We all know that content is a vital part of any website’s conversion path, but exactly what effect does this content have on each stage of the buying process? And how can you, as a business owner or manager, take advantage of these effects to drive sales in your company?
First, it’s important to understand each step the buyer takes towards making a purchase. The buyer’s journey can be divided into several stages, which are widely considered to be awareness, consideration and decision. Let’s take a look at these in more detail.
In the first stage of the buying process, consumers have just realised that they have a problem or need so they are undertaking some preliminary research. They want to be better informed about the general issue they’re researching before moving on to more specific solutions.
Content at this stage should ideally come in the form of a wide range of informational pieces, such as general blog posts, introductory ebooks, industry white papers, how-to lists and videos, infographics, slideshows, resource round-ups and glossaries. This kind of content will introduce people to your brand and demonstrate your industry knowledge and authority. It should also make up the majority of your content, as most visitors to your site will be in this initial stage of the buyer’s journey.
Example: if you were the owner of an independent computer store, you could create blog posts such as “Five things to consider when buying a laptop” and “The top 10 laptops for the everyday user”. This would attract web users who are interested in purchasing a new laptop, inform them of the general options available to them and make them aware of your business.
The consideration stage is where buyers evaluate the different options available to them. At this point, they’re probably aware that your business offers a potential solution to their problem, but they also know that other vendors do too. They will start to look at individual products or services and companies in-depth and this stage is arguably the most important in the entire sales process.
Recommended content for the second stage includes expert guides and ebooks, webinars, podcasts and reviews. Through these, potential buyers should start moving towards the realisation that your business is the best choice and that you have the specific solution to their problem.
Example: again, let’s look at the example of an independent computer store and a consumer looking for a new laptop. The consumer would now be ready to look at individual laptops in more depth, so a video review of the latest Microsoft Surface Pro or an in-depth guide to the latest Asus ZenBook could keep them on your site, show your extensive knowledge, and help move them towards making a decision.
At the third stage, buyers decide exactly what they want to purchase. They know basically everything they need to about the product or service and your company, but they need a little reassurance or something extra before they finally make the purchase. Testimonials, case studies, special offers, demos and comparisons work well at this stage, helping to alleviate any worries the consumer may have and show that you’re the business to go with. In order to close to stage, you should focus on tangible deliverables.
Example: the consumer looking for a new laptop would by now have narrowed down the laptop they want, or the store they want to go to, to a couple of options. You could have a vendor comparison page on your site that shows why you’re a better choice than the big chain stores, offer the option to try out the laptop in-store and provide a special coupon code in an email for a discount.

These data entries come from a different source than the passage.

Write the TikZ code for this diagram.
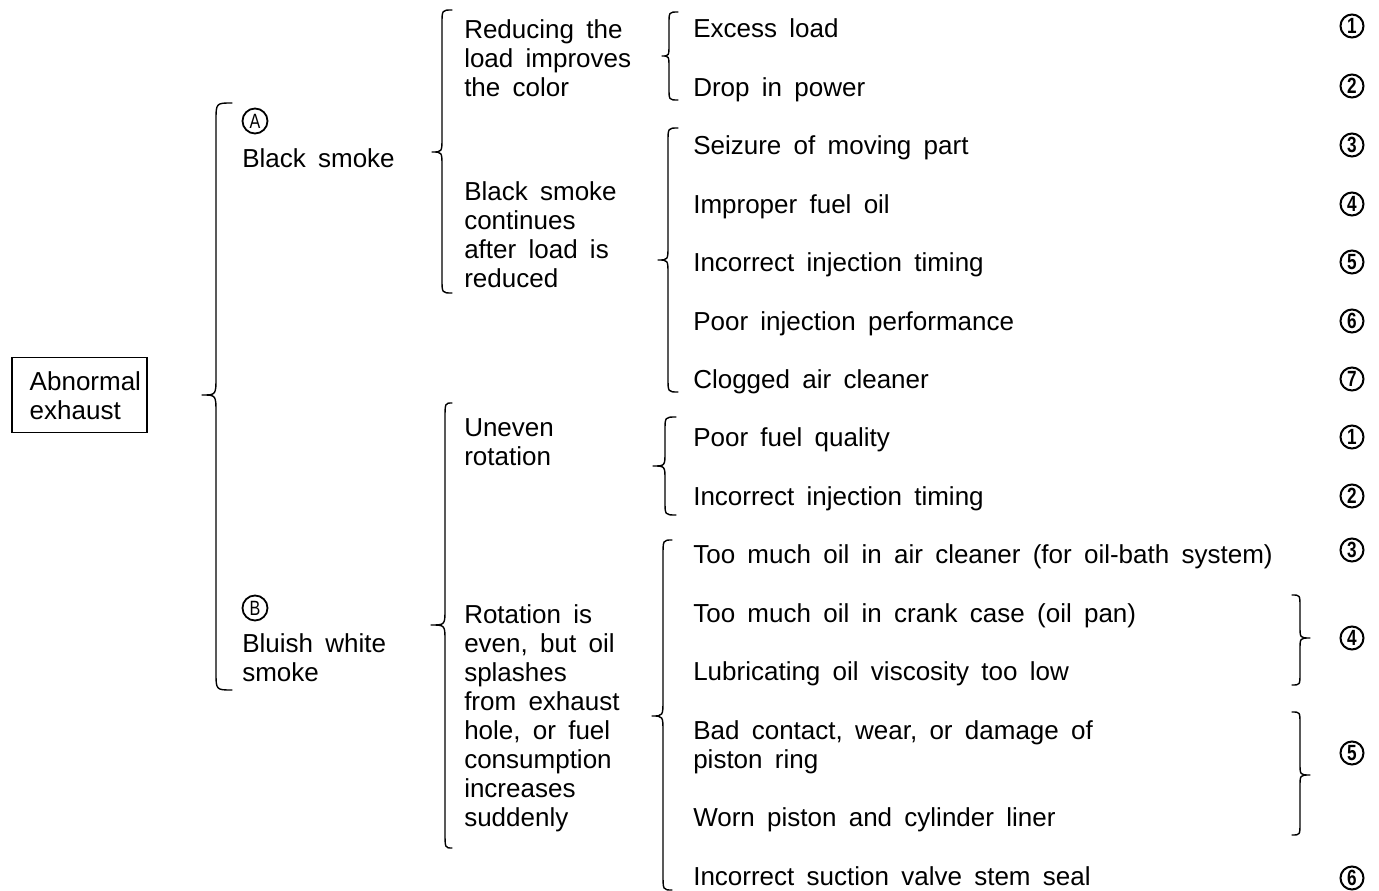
\documentclass[tikz,border=0pt]{standalone}
\usepackage{fontspec}
\setmainfont{Liberation Sans}[WordSpace=1.7]
\newfontfamily\numfont{Liberation Sans}[FakeStretch=0.78]
\newdimen\px \px=0.75pt
% xe xs xt yT yM yB r
\newcommand\mybrace[7]{%
 \draw[bracestroke] (#1,#4) .. controls (#2,#4) .. (#2,#4+#7) -- (#2,#5-#7)
   .. controls (#2,#5) .. (#3,#5) .. controls (#2,#5) .. (#2,#5+#7)
   -- (#2,#6-#7) .. controls (#2,#6) .. (#1,#6);}
\begin{document}
\begin{tikzpicture}[x=0.75pt,y=-0.75pt,
  txt/.style={anchor=base west, inner sep=0pt, align=left,
    font=\fontsize{19.5}{21.75}\selectfont},
  bracestroke/.style={line width=1.4\px, line cap=round, line join=round},
  cnum/.style={circle, draw, line width=2\px, minimum size=23\px, inner sep=0pt,
    font=\numfont\bfseries\fontsize{16.5}{16.5}\selectfont},
  clet/.style={circle, draw, line width=1.8\px, minimum size=25\px, inner sep=0pt,
    font=\numfont\fontsize{15.5}{15.5}\selectfont},
  boxnode/.style={draw, line width=1.5\px, align=left, anchor=north west,
    text width=99\px, inner xsep=18\px, inner ysep=0pt, minimum height=75\px,
    font=\fontsize{19.5}{21.75}\selectfont}]
\useasboundingbox (0,0) rectangle (1379,891);

% root
\node[boxnode] (abn) at (11,357) {Abnormal\\exhaust};

% level 1
\node[clet] (ca) at (255,121) {A};
\node[txt] (blk) at (242,167.5) {Black smoke};
\node[clet] (cb) at (255,608) {B};
\node[txt] (blu) at (242,681.5) {Bluish white\\smoke};

% level 2 (base anchor = last line baseline)
\node[txt] (red) at (464,96.5) {Reducing the\\load improves\\the color};
\node[txt] (bsc) at (464,287.5) {Black smoke\\continues\\after load is\\reduced};
\node[txt] (une) at (464,465.5) {Uneven\\rotation};
\node[txt] (rot) at (464,826.5) {Rotation is\\even, but oil\\splashes\\from exhaust\\hole, or fuel\\consumption\\increases\\suddenly};

% level 3
\node[txt] (i1) at (693,37.5) {Excess load};
\node[txt] (i2) at (693,96.5) {Drop in power};
\node[txt] (i3) at (693,154.5) {Seizure of moving part};
\node[txt] (i4) at (693,213.5) {Improper fuel oil};
\node[txt] (i5) at (693,271.5) {Incorrect injection timing};
\node[txt] (i6) at (693,330.5) {Poor injection performance};
\node[txt] (i7) at (693,388.5) {Clogged air cleaner};
\node[txt] (j1) at (693,446.5) {Poor fuel quality};
\node[txt] (j2) at (693,505.5) {Incorrect injection timing};
\node[txt] (j3) at (693,563.5) {Too much oil in air cleaner (for oil-bath system)};
\node[txt] (j4) at (693,622.5) {Too much oil in crank case (oil pan)};
\node[txt] (j5) at (693,680.5) {Lubricating oil viscosity too low};
\node[txt] (j6) at (693,768.5) {Bad contact, wear, or damage of\\piston ring};
\node[txt] (j7) at (693,826.5) {Worn piston and cylinder liner};
\node[txt] (j8) at (693,885.5) {Incorrect suction valve stem seal};

% circled numbers
\node[cnum] (n1) at (1352,26) {1};
\node[cnum] (n2) at (1352,86) {2};
\node[cnum] (n3) at (1352,145) {3};
\node[cnum] (n4) at (1352,204) {4};
\node[cnum] (n5) at (1352,262) {5};
\node[cnum] (n6) at (1352,321) {6};
\node[cnum] (n7) at (1352,379) {7};
\node[cnum] (m1) at (1352,437) {1};
\node[cnum] (m2) at (1352,496) {2};
\node[cnum] (m3) at (1352,550) {3};
\node[cnum] (m4) at (1352,638) {4};
\node[cnum] (m5) at (1352,753) {5};
\node[cnum] (m6) at (1352,878) {6};

% braces
\mybrace{232}{216}{202}{103}{395}{690}{18}
\mybrace{452}{442}{432}{10}{152}{293}{14}
\mybrace{678}{669}{662}{12}{56}{100}{12}
\mybrace{678}{668}{658}{128}{260}{392}{14}
\mybrace{452}{445}{431}{403}{625}{848}{16}
\mybrace{676}{665}{653}{417}{466}{515}{14}
\mybrace{672}{663}{652}{540}{716}{890}{16}
\mybrace{1292}{1300}{1310}{595}{638}{685}{12}
\mybrace{1292}{1300}{1310}{712}{775}{835}{12}
\end{tikzpicture}
\end{document}
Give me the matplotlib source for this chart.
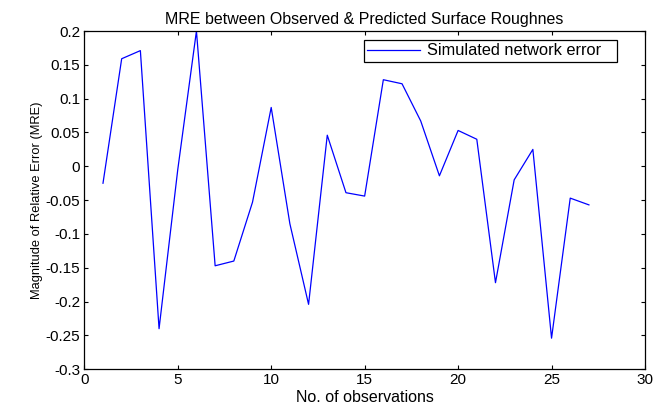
import matplotlib.pyplot as plt

# ── Data ──────────────────────────────────────────────────────────────────────

obs = list(range(1, 28))
mre = [-0.025, 0.159, 0.171, -0.240, -0.005, 0.200, -0.147, -0.140, -0.053,
       0.087, -0.085, -0.204, 0.046, -0.039, -0.044, 0.128, 0.122, 0.067,
       -0.014, 0.053, 0.040, -0.172, -0.020, 0.025, -0.254, -0.047, -0.057]

y_ticks = [-0.3, -0.25, -0.2, -0.15, -0.1, -0.05, 0, 0.05, 0.1, 0.15, 0.2]
y_labels = ["-0.3", "-0.25", "-0.2", "-0.15", "-0.1", "-0.05", "0",
            "0.05", "0.1", "0.15", "0.2"]

plt.rcParams["font.family"] = ["Liberation Sans", "DejaVu Sans"]

# ── Figure ────────────────────────────────────────────────────────────────────

fig = plt.figure(figsize=(6.67, 4.05), dpi=100)
ax = fig.add_axes([84.3 / 667, 1 - 369.3 / 405, (645 - 84.3) / 667, (369.3 - 31) / 405])

ax.plot(obs, mre, color="#0000ff", lw=0.9, label="Simulated network error")

ax.set_xlim(0, 30)
ax.set_ylim(-0.3, 0.2)
ax.set_xticks(range(0, 31, 5))
ax.set_yticks(y_ticks)
ax.set_yticklabels(y_labels)
ax.tick_params(direction="in", top=True, right=True, length=3, width=0.8,
               labelsize=11, pad=3)
for sp in ax.spines.values():
    sp.set_linewidth(0.9)

ax.set_title("MRE between Observed & Predicted Surface Roughnes", fontsize=11.5, pad=5)
ax.set_xlabel("No. of observations", fontsize=11.5, labelpad=2)
ax.set_ylabel("Magnitude of Relative Error (MRE)", fontsize=9.3, labelpad=2)

# legend box spans px 364..617 horizontally, top at px 40
x0 = (364 - 84.3) / 560.7
x1 = (617 - 84.3) / 560.7
ytop = (369.3 - 40) / 338.3
leg = ax.legend(loc="upper left", bbox_to_anchor=(x0, ytop - 0.1, x1 - x0, 0.1),
                mode="expand", fontsize=11.8, fancybox=False, edgecolor="black",
                framealpha=1, handlelength=3.2, borderpad=0.2, handletextpad=0.45,
                borderaxespad=0)
leg.get_frame().set_linewidth(0.9)

fig.savefig("out.png", dpi=100)
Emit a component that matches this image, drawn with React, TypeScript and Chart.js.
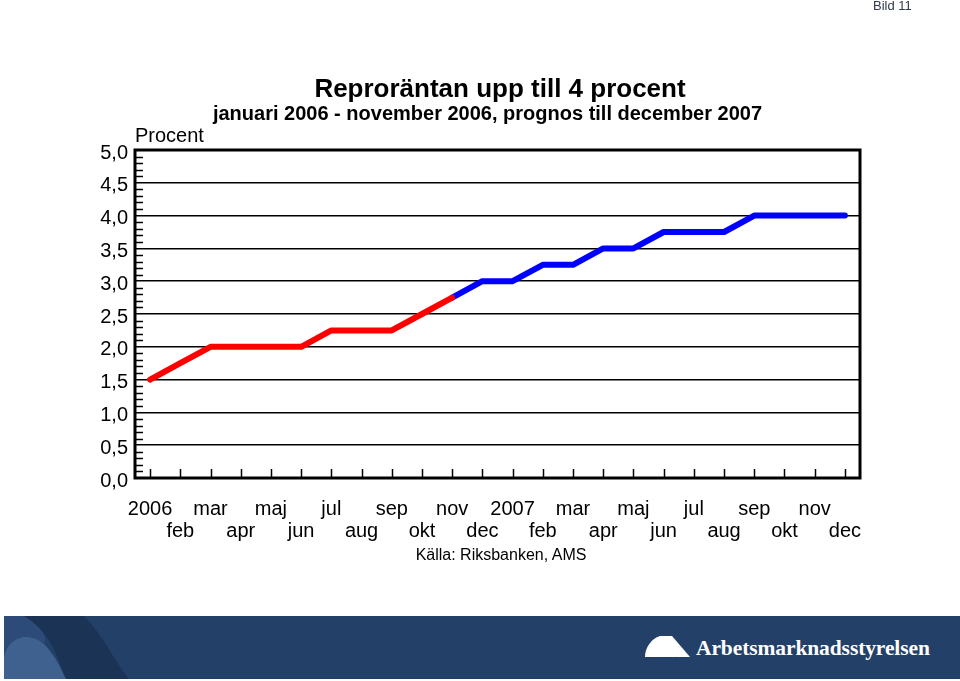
import React, { useEffect, useRef } from "react";
import { Chart, registerables } from "chart.js";

Chart.register(...registerables);

const months: string[][] = [
  ["2006", ""], ["", "feb"], ["mar", ""], ["", "apr"], ["maj", ""], ["", "jun"],
  ["jul", ""], ["", "aug"], ["sep", ""], ["", "okt"], ["nov", ""], ["", "dec"],
  ["2007", ""], ["", "feb"], ["mar", ""], ["", "apr"], ["maj", ""], ["", "jun"],
  ["jul", ""], ["", "aug"], ["sep", ""], ["", "okt"], ["nov", ""], ["", "dec"],
];

const outcome: (number | null)[] = [
  1.5, 1.75, 2.0, 2.0, 2.0, 2.0, 2.25, 2.25, 2.25, 2.5, 2.75,
  null, null, null, null, null, null, null, null, null, null, null, null, null,
];

const forecast: (number | null)[] = [
  null, null, null, null, null, null, null, null, null, null, 2.75,
  3.0, 3.0, 3.25, 3.25, 3.5, 3.5, 3.75, 3.75, 3.75, 4.0, 4.0, 4.0, 4.0,
];

const yMin = 0;
const yMax = 5;
const yStep = 0.5;
const yMinorStep = 0.1;

const FONT = "'Liberation Sans', Arial, Helvetica, sans-serif";

const framePlugin = {
  id: "frame",
  afterDraw(chart: any) {
    const { ctx, chartArea, scales } = chart;
    const ys = scales.y;
    const xs = scales.x;
    ctx.save();
    ctx.strokeStyle = "#000";
    ctx.lineWidth = 1.5;
    const n = Math.round((yMax - yMin) / yMinorStep);
    for (let i = 1; i < n; i++) {
      if (i % 5 === 0) continue;
      const v = yMin + i * yMinorStep;
      const py = Math.round(ys.getPixelForValue(v)) + 0.5;
      ctx.beginPath();
      ctx.moveTo(chartArea.left, py);
      ctx.lineTo(chartArea.left + 8, py);
      ctx.stroke();
    }
    for (let i = 0; i < months.length; i++) {
      const px = Math.round(xs.getPixelForValue(i)) + 0.5;
      ctx.beginPath();
      ctx.moveTo(px, chartArea.bottom);
      ctx.lineTo(px, chartArea.bottom - 9);
      ctx.stroke();
    }
    ctx.lineWidth = 3;
    ctx.strokeRect(chartArea.left, chartArea.top, chartArea.right - chartArea.left, chartArea.bottom - chartArea.top);
    ctx.restore();
  },
};

function ChartCanvas() {
  const ref = useRef<HTMLCanvasElement | null>(null);
  useEffect(() => {
    if (!ref.current) return;
    const chart = new Chart(ref.current, {
      type: "line",
      data: {
        labels: months,
        datasets: [
          {
            label: "Utfall",
            data: outcome,
            borderColor: "#ff0000",
            backgroundColor: "#ff0000",
            borderWidth: 6,
            pointRadius: 0,
            borderCapStyle: "round",
            borderJoinStyle: "round",
            spanGaps: false,
            tension: 0,
          },
          {
            label: "Prognos",
            data: forecast,
            borderColor: "#0000ff",
            backgroundColor: "#0000ff",
            borderWidth: 6,
            pointRadius: 0,
            borderCapStyle: "round",
            borderJoinStyle: "round",
            spanGaps: false,
            tension: 0,
          },
        ],
      },
      options: {
        animation: false,
        responsive: false,
        devicePixelRatio: 1,
        layout: { padding: { top: 150, right: 100, bottom: 0, left: 0 } },
        plugins: {
          legend: { display: false },
          title: { display: false },
          tooltip: { enabled: false },
        },
        scales: {
          x: {
            type: "category",
            offset: true,
            grid: { display: false, drawTicks: false },
            border: { display: false },
            ticks: {
              autoSkip: false,
              maxRotation: 0,
              minRotation: 0,
              padding: 20,
              color: "#000",
              font: { family: FONT, size: 20, lineHeight: 1.1 },
            },
            afterFit(scale: any) {
              scale.height = 82;
            },
          },
          y: {
            min: yMin,
            max: yMax,
            grid: { color: "#000", lineWidth: 1.5, drawTicks: false },
            border: { display: false },
            ticks: {
              stepSize: yStep,
              padding: 7,
              labelOffset: 3,
              color: "#000",
              font: { family: FONT, size: 20 },
              callback: (v: any) => Number(v).toFixed(1).replace(".", ","),
            },
            afterFit(scale: any) {
              scale.width = 135;
            },
          },
        },
      },
      plugins: [framePlugin],
    });
    return () => chart.destroy();
  }, []);
  return (
    <canvas
      ref={ref}
      width={960}
      height={560}
      style={{ position: "absolute", left: 0, top: 0, width: 960, height: 560 }}
    />
  );
}

export default function App() {
  return (
    <div
      style={{
        position: "absolute",
        left: 0,
        top: 0,
        width: 960,
        height: 681,
        background: "#fff",
        overflow: "hidden",
        fontFamily: FONT,
      }}
    >
      <ChartCanvas />
      <div style={{ position: "absolute", left: 873, top: -2, fontSize: 13, color: "#2f3a4d" }}>Bild 11</div>
      <div
        style={{
          position: "absolute",
          left: 0,
          width: 1000,
          top: 73,
          textAlign: "center",
          fontSize: 26,
          fontWeight: "bold",
          lineHeight: "30px",
          color: "#000",
        }}
      >
        Reproräntan upp till 4 procent
      </div>
      <div
        style={{
          position: "absolute",
          left: 0,
          width: 975,
          top: 101,
          textAlign: "center",
          fontSize: 20,
          fontWeight: "bold",
          lineHeight: "24px",
          color: "#000",
        }}
      >
        januari 2006 - november 2006, prognos till december 2007
      </div>
      <div style={{ position: "absolute", left: 135, top: 123, fontSize: 20, lineHeight: "24px", color: "#000" }}>
        Procent
      </div>
      <div
        style={{
          position: "absolute",
          left: 0,
          width: 1002,
          top: 545,
          textAlign: "center",
          fontSize: 16,
          lineHeight: "20px",
          color: "#000",
        }}
      >
        Källa: Riksbanken, AMS
      </div>
      <div
        style={{
          position: "absolute",
          left: 4,
          top: 616,
          width: 956,
          height: 63,
          background: "#234068",
          overflow: "hidden",
        }}
      >
        <svg width={956} height={63} style={{ position: "absolute", left: 0, top: 0 }}>
          <path d="M 20 0 L 80 0 C 100 20, 110 45, 125 63 L 60 63 C 55 40, 45 15, 20 0 Z" fill="#1b3355" />
          <path d="M 0 63 L 0 40 C 5 20, 25 15, 40 28 C 52 40, 58 55, 62 63 Z" fill="#3f618f" />
          <path d="M 0 0 L 20 0 C 35 10, 45 20, 40 28 C 25 15, 5 20, 0 40 Z" fill="#2c4b78" />
          <path d="M 641 41 C 641 30, 650 20, 658 20 C 664 20, 668 28, 672 41 Z" fill="#fff" />
          <path d="M 655 20 L 668 20 L 686 41 L 672 41 Z" fill="#fff" />
        </svg>
        <div
          style={{
            position: "absolute",
            left: 692,
            top: 19,
            fontFamily: "'Liberation Serif', 'Times New Roman', serif",
            fontWeight: "bold",
            fontSize: 21.5,
            lineHeight: "26px",
            color: "#fff",
            letterSpacing: -0.1,
          }}
        >
          Arbetsmarknadsstyrelsen
        </div>
      </div>
    </div>
  );
}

Once you’ve gained a customer, you need to do your best to ensure you don’t lose them. After all, gaining a new customer can cost anywhere from five to 25 times the amount of retaining a one, so this additional stage is extremely important. To promote repeat custom, you need to have excellent support, listen to all feedback and offer continued value. Surveys, promotions, competitions, newsletters, giveaways, feedback forms and email marketing are the types of content you should be utilising at this stage.
Brand advocates are one of the things you want to be aiming for, as they will shout your company’s praises from the rooftops, generating custom and goodwill in the process. You can nurture advocates by giving existing customers a motive to share your content and your business’s information through the aforementioned kinds of content and outstanding customer service.
Example: in the case of the independent computer store, they could send customers follow-up emails after their purchase, asking them to review the product or offering discounts on laptop accessories.
When utilising content marketing throughout each of these stages, you should monitor how effective each campaign and piece of content is. Use tools like Google Analytics, Buffer and Marketo to keep track of all your marketing activities and the results they bring. Use the data you gather to make changes to your content marketing plan as you go along. Make sure you’ve identified some key metrics that will clearly show how successful your activities are; for example, the number of leads generated from a particular post, and the number of Facebook likes accumulated from a campaign.
As a business owner or manager, you want to attract and retain as many customers as possible and, as you can see, content is invaluable for this at all stages of the buying process. You need to ensure you have a clear content strategy that helps buyers come to the decision to choose you, so make sure you’re investing your time and money in content marketing – it has the power to transform your business!